• **Required work**: Scan the data below. Pull out each line where "with" occurs.

• **Given data**:
• • • • •
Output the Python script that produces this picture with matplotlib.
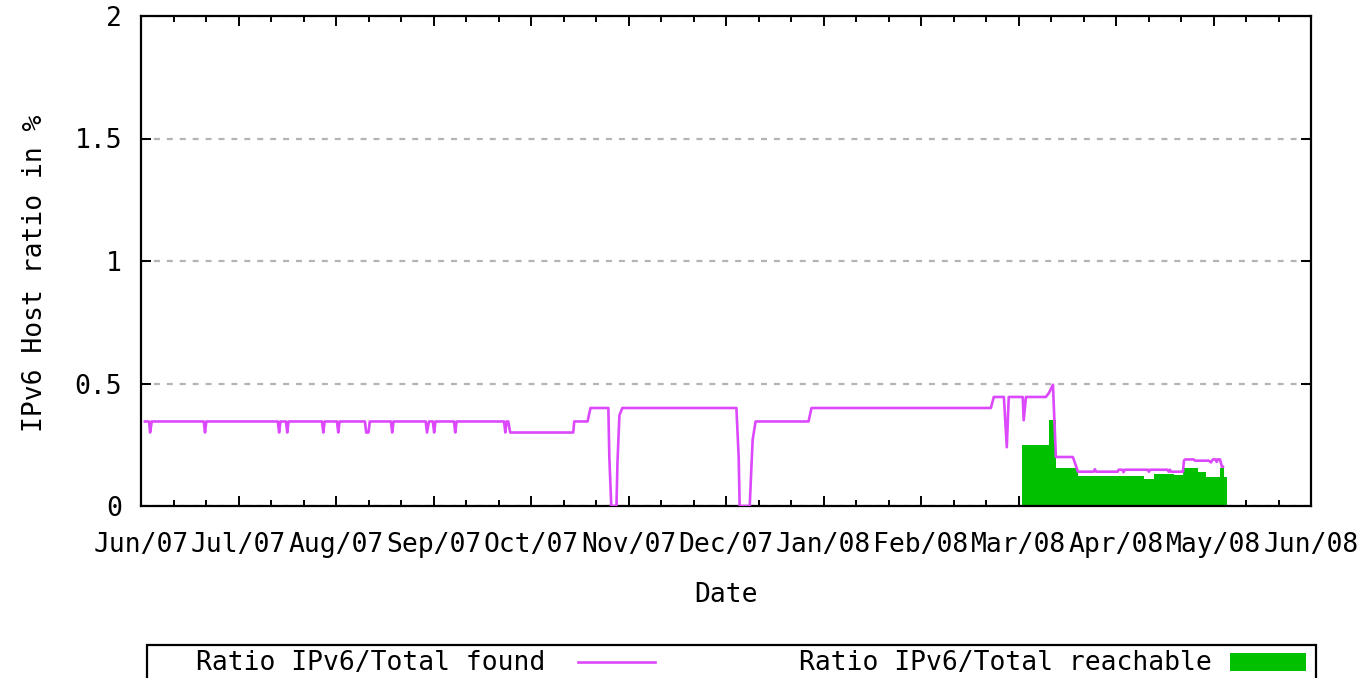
import numpy as np
import matplotlib
matplotlib.use('Agg')
import matplotlib.pyplot as plt
from matplotlib.patches import Rectangle
from matplotlib.lines import Line2D

plt.rcParams['font.family'] = ['DejaVu Sans Mono', 'DejaVu Sans']
plt.rcParams['lines.scale_dashes'] = False

# x values are days counted from the left edge of the plot (mid June 2007)
tick_labels = ['Jun/07', 'Jul/07', 'Aug/07', 'Sep/07', 'Oct/07', 'Nov/07', 'Dec/07',
               'Jan/08', 'Feb/08', 'Mar/08', 'Apr/08', 'May/08', 'Jun/08']

#---------------- Ratio IPv6/Total found (line) ----------------
found_days = [1.2, 2.5, 2.8, 3.3,
              19.3, 19.7, 20.1,
              42.1, 42.5, 42.9, 44.6, 45.0, 45.4,
              55.7, 56.1, 56.5,
              60.3, 60.7, 61.1,
              68.9, 69.3, 70.0, 70.4,
              76.9, 77.3, 77.7,
              87.6, 88.0, 88.6, 89.8, 90.2, 90.6,
              96.3, 96.7, 97.1,
              111.7, 112.1, 112.5,
              113.0, 113.6, 133.0, 133.3, 137.4, 138.3, 143.8, 144.1, 144.7, 146.3,
              146.6, 147.2, 148.1, 183.2, 183.9, 184.2, 187.3, 187.6, 188.2, 189.1,
              205.4, 206.3, 261.5, 262.4, 265.5, 266.4, 267.0, 271.3, 271.6, 272.3,
              278.4, 279.3, 280.6, 281.5, 286.7, 287.0, 288.3,
              293.1, 293.5, 293.9, 300.5, 300.8, 302.0, 302.3, 302.7, 309.8, 310.1,
              310.5, 315.9, 316.2, 316.6, 316.9, 317.5, 320.6, 320.9, 321.3, 323.9,
              324.3, 328.6, 329.2, 329.8, 330.7, 331.0, 331.3, 332.0, 332.6, 332.9]
found_vals = [0.345, 0.345, 0.30, 0.345,
              0.345, 0.30, 0.345,
              0.345, 0.30, 0.345, 0.345, 0.30, 0.345,
              0.345, 0.30, 0.345,
              0.345, 0.30, 0.345,
              0.345, 0.30, 0.30, 0.345,
              0.345, 0.30, 0.345,
              0.345, 0.30, 0.345, 0.345, 0.30, 0.345,
              0.345, 0.30, 0.345,
              0.345, 0.30, 0.345,
              0.345, 0.30, 0.30, 0.345, 0.345, 0.40, 0.40, 0.20, 0.0, 0.0,
              0.175, 0.37, 0.40, 0.40, 0.20, 0.0, 0.0, 0.094, 0.27, 0.345,
              0.345, 0.40, 0.40, 0.445, 0.445, 0.24, 0.445, 0.445, 0.35, 0.445,
              0.445, 0.46, 0.495, 0.20, 0.20, 0.19, 0.14,
              0.14, 0.15, 0.14, 0.14, 0.148, 0.148, 0.138, 0.148, 0.148, 0.14,
              0.148, 0.148, 0.14, 0.148, 0.14, 0.14, 0.14, 0.185, 0.19, 0.19,
              0.185, 0.185, 0.178, 0.19, 0.19, 0.18, 0.19, 0.19, 0.16, 0.16]

#---------------- Ratio IPv6/Total reachable (filled steps) ----------------
reach_days = [271.0, 279.3, 281.6, 288.2, 308.5, 311.6, 317.7, 320.6, 325.2, 327.6, 331.9, 333.2, 334.1]
reach_vals = [0.25, 0.35, 0.155, 0.122, 0.11, 0.13, 0.125, 0.155, 0.14, 0.12, 0.155, 0.12, 0.12]

line_col = '#dc48fc'
fill_col = '#00c000'

W, H = 1361, 678
fig = plt.figure(figsize=(W/100, H/100), dpi=100)
ax = fig.add_axes([141/W, 1-506/H, (1311-141)/W, (506-16)/H])

ax.fill_between(reach_days, reach_vals, 0, step='post', color=fill_col, linewidth=0, zorder=2)
ax.plot(found_days, found_vals, color=line_col, linewidth=1.9, zorder=3)

ax.set_xlim(0, 360)
ax.set_ylim(0, 2)
ax.set_xticks(np.arange(0, 361, 30), tick_labels)
ax.set_xticks(np.arange(0, 361, 10), minor=True)
ax.set_yticks([0, 0.5, 1, 1.5, 2], ['0', '0.5', '1', '1.5', '2'])

ax.grid(axis='y', color='#b4b4b4', linestyle=(0, (4.3, 5.0)), linewidth=1.6, zorder=1)
ax.set_axisbelow(True)

ax.tick_params(axis='both', which='major', direction='in', length=7.2, width=1.4,
               top=True, right=True, labelsize=19, colors='black')
ax.tick_params(axis='x', which='major', pad=18.5)
ax.tick_params(axis='y', which='major', pad=13.7)
ax.tick_params(axis='x', which='minor', direction='in', length=4.3, width=1.4, top=True)
for s in ax.spines.values():
    s.set_linewidth(1.6)

ax.set_xlabel('Date', fontsize=19)
ax.xaxis.set_label_coords(0.5, -0.155)
ax.set_ylabel('IPv6 Host ratio in %', fontsize=19)
ax.yaxis.set_label_coords(-0.0795, 0.474)

#---------------- legend box (gnuplot style, cut by the bottom edge) ----------------
def fx(px):
    return px / W

def fy(py):
    return 1 - py / H

fig.patches.append(Rectangle((fx(147), fy(700)), fx(1316) - fx(147), fy(645) - fy(700),
                             transform=fig.transFigure, fill=False, edgecolor='black',
                             linewidth=1.6, clip_on=False))
fig.text(fx(545), fy(663), 'Ratio IPv6/Total found', ha='right', va='center', fontsize=19)
fig.lines.append(Line2D([fx(578), fx(655)], [fy(662), fy(662)], transform=fig.transFigure,
                        color=line_col, linewidth=1.9))
fig.text(fx(1212), fy(663), 'Ratio IPv6/Total reachable', ha='right', va='center', fontsize=19)
fig.patches.append(Rectangle((fx(1230), fy(671)), fx(1306) - fx(1230), fy(653) - fy(671),
                             transform=fig.transFigure, facecolor=fill_col, edgecolor='none'))

fig.savefig('out.png', dpi=100)
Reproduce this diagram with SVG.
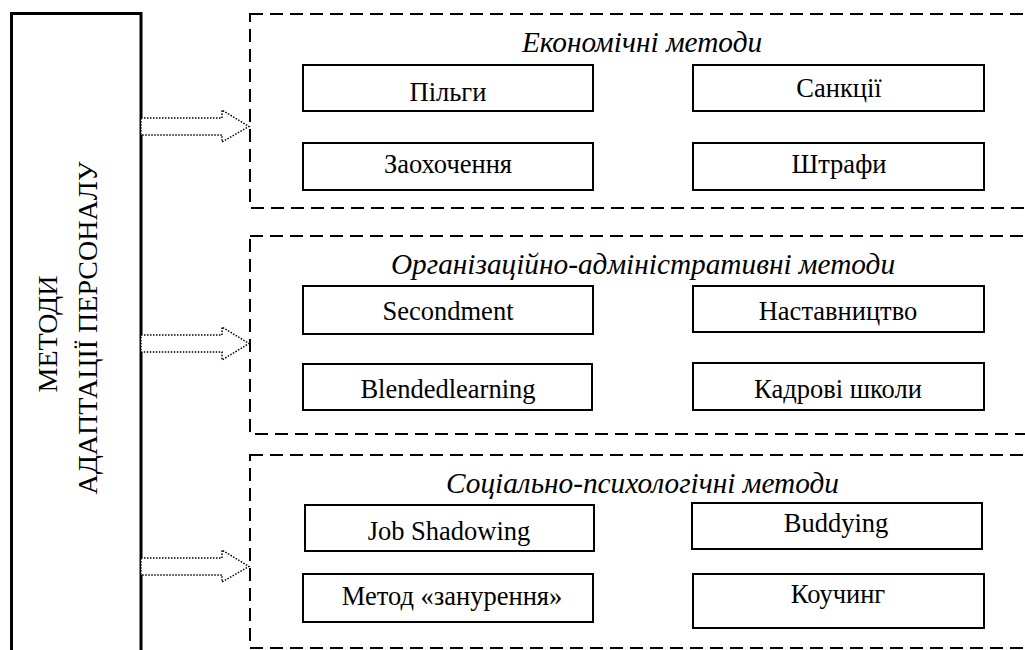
• • • • •
• **Reply**:
Output the Python script that produces this picture with matplotlib.
Reproduce this diagram with SVG.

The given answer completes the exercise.